Code Monkey home page Code Monkey logo

azure-stream-analytics's Introduction

Azure Essentials

Azure Stream Analytics

It is a fully managed, real‑time analytics service designed to process fast moving streams of data

Azure Stream Analytics Data Flow

Data Input Sources

An Azure Stream Analytics job can accept streaming data from three different input types.

  1. Azure Event Hubs: The first one is Azure Event Hubs. events can be sent to Event Hubs and, in turn, ingest it into Azure Stream Analytics
  2. Azure IoT Hub: Azure IoT Hub is an event ingestion service, which is highly optimized towards IoT scenarios. You can have drones or robots frequently send events to IoT Hub, which in turn will be ingested in to Azure Stream Analytics.
  3. Azure Blob Store: Azure Blob store can be used as a source of streaming data into Azure Stream Analytics, and this option is great for log files. You can configure your systems to create audit and system usage files in the form of blob storage, which in turn can be ingested to Azure Stream Analytics.
  4. Reference Data: For the reference data, you can use Azure Blob storage and Azure SQL Database

Data Ingestion & Processing

The input data will be ingested by Azure Stream Analytics.
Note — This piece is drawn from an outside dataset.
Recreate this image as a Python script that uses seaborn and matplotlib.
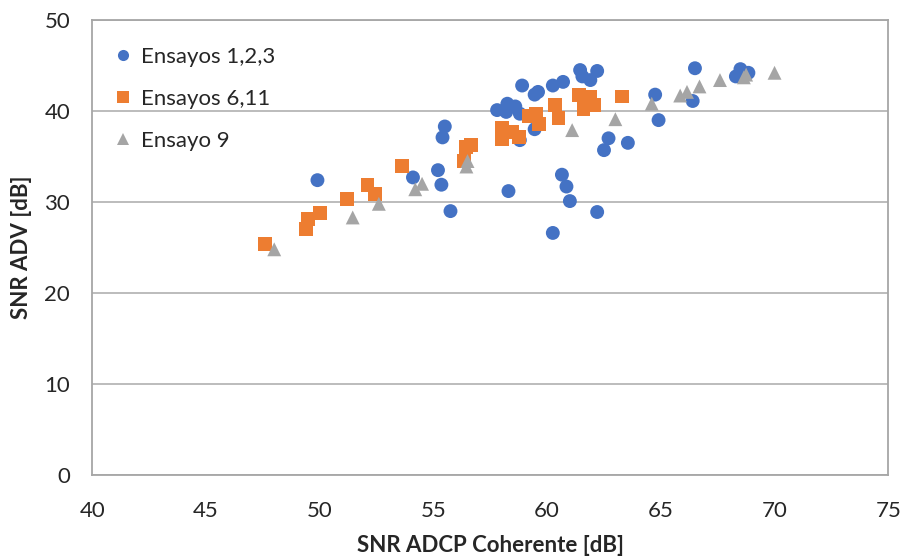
import matplotlib
matplotlib.use("Agg")
import matplotlib.pyplot as plt
import seaborn as sns
import pandas as pd

# Ensayos 1,2,3
x_123 = [49.9, 54.1, 55.2, 55.35, 55.75, 55.5, 55.4, 57.8, 58.25, 58.2, 58.6, 58.8, 58.8,
         58.9, 58.3, 59.45, 59.45, 59.6, 60.25, 60.25, 60.7, 60.65, 60.85, 61.0, 61.45,
         61.55, 61.9, 62.2, 62.2, 62.5, 62.7, 63.55, 64.75, 64.9, 66.5, 66.4, 68.3, 68.5, 68.85]
y_123 = [32.4, 32.7, 33.5, 31.9, 29.0, 38.3, 37.1, 40.1, 40.8, 39.9, 40.5, 39.7, 36.8,
         42.8, 31.2, 38.0, 41.8, 42.1, 42.8, 26.6, 43.2, 33.0, 31.7, 30.1, 44.5,
         43.8, 43.4, 44.4, 28.9, 35.7, 37.0, 36.5, 41.8, 39.0, 44.7, 41.1, 43.8, 44.6, 44.2]

# Ensayos 6,11
x_611 = [47.6, 49.4, 49.5, 50.0, 51.2, 52.1, 52.45, 53.6, 56.35, 56.45, 56.65, 58.0, 58.45,
         58.0, 58.75, 59.2, 59.5, 59.65, 60.35, 60.5, 61.4, 61.85, 61.9, 62.05, 61.6, 63.3]
y_611 = [25.4, 27.0, 28.1, 28.8, 30.3, 31.9, 30.9, 34.0, 34.5, 36.0, 36.3, 38.1, 37.7,
         36.9, 37.1, 39.5, 39.7, 38.6, 40.7, 39.2, 41.8, 41.2, 41.6, 40.7, 40.2, 41.6]

# Ensayo 9
x_9 = [48.0, 51.45, 52.6, 54.2, 54.5, 56.5, 56.45, 61.1, 63.0, 64.6, 65.85, 66.15, 66.7,
       67.6, 68.65, 68.75, 70.0]
y_9 = [24.8, 28.3, 29.8, 31.4, 32.0, 34.5, 33.9, 37.9, 39.1, 40.8, 41.7, 42.1, 42.7,
       43.4, 43.7, 44.0, 44.2]

labels = ["Ensayos 1,2,3", "Ensayos 6,11", "Ensayo 9"]

df = pd.concat([
    pd.DataFrame({"x": x_123, "y": y_123, "serie": labels[0]}),
    pd.DataFrame({"x": x_611, "y": y_611, "serie": labels[1]}),
    pd.DataFrame({"x": x_9, "y": y_9, "serie": labels[2]}),
], ignore_index=True)

sns.set_style("white")
plt.rcParams['font.family'] = ['Lato', 'DejaVu Sans']

fig = plt.figure(figsize=(9.05, 5.59), dpi=100)
ax = fig.add_axes([0.102, 0.1503, 0.8795, 0.8139])

palette = {labels[0]: "#4472C4", labels[1]: "#ED7D31", labels[2]: "#A5A5A5"}
markers = {labels[0]: "o", labels[1]: "s", labels[2]: "^"}
sns.scatterplot(data=df, x="x", y="y", hue="serie", style="serie",
                palette=palette, markers=markers, s=100, linewidth=0,
                ax=ax, zorder=3)

ax.set_xlim(40, 75)
ax.set_ylim(0, 50)
ax.set_xticks(range(40, 80, 5))
ax.set_yticks(range(0, 60, 10))
ax.yaxis.grid(True, color="#B0B0B0", linewidth=1.2)
ax.xaxis.grid(False)
for sp in ax.spines.values():
    sp.set_color("#A6A6A6")
    sp.set_linewidth(1.3)
ax.tick_params(axis="x", direction="in", length=5, color="#A6A6A6", labelsize=16, pad=19)
ax.tick_params(axis="y", length=0, labelsize=16, pad=16)

ax.set_xlabel("SNR ADCP Coherente [dB]", fontsize=16, fontweight="bold", labelpad=10)
ax.set_ylabel("SNR ADV [dB]", fontsize=16, fontweight="bold", labelpad=9)

leg = ax.legend(loc="upper left", frameon=False, fontsize=16, labelspacing=1.0,
                handlelength=1.0, handletextpad=0.3, borderaxespad=0,
                bbox_to_anchor=(0.014, 0.961))
for h in leg.legend_handles:
    h.set_markersize(8)

fig.savefig("out.png", dpi=100)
The service is going to process the data using a query you provide.

Azure Machine Learning can also be used in the process if you need to involve ML when processing your data.

Data Output Source

You can configure Azure Stream Analytics to write outputs into:

  1. Azure Blobs, Data Lake Gen1 & Data Lake Storage Gen2]
  2. Azure SQL Database and Azure SQL Data Warehouse (DW)
  3. Azure Event Hubs
  4. Power BI

Note: Using Azure Event Hubs as output is useful when we need other services subscribing to Event Hubs

Live Event Processing

Time Windowing

  1. Tumbling window
  2. Hopping window
  3. Sliding window
  4. Session window
Tumbling window

The size of a tumbling window is fixed, and there is no overlapping between consequent windows

SELECT COUNT(*)
FROM Input
GROUP BY TumblingWindow(second,5)
Hopping window

The size of a hopping window is fixed, but the difference with the tumbling window is the consequent windows are overlapping.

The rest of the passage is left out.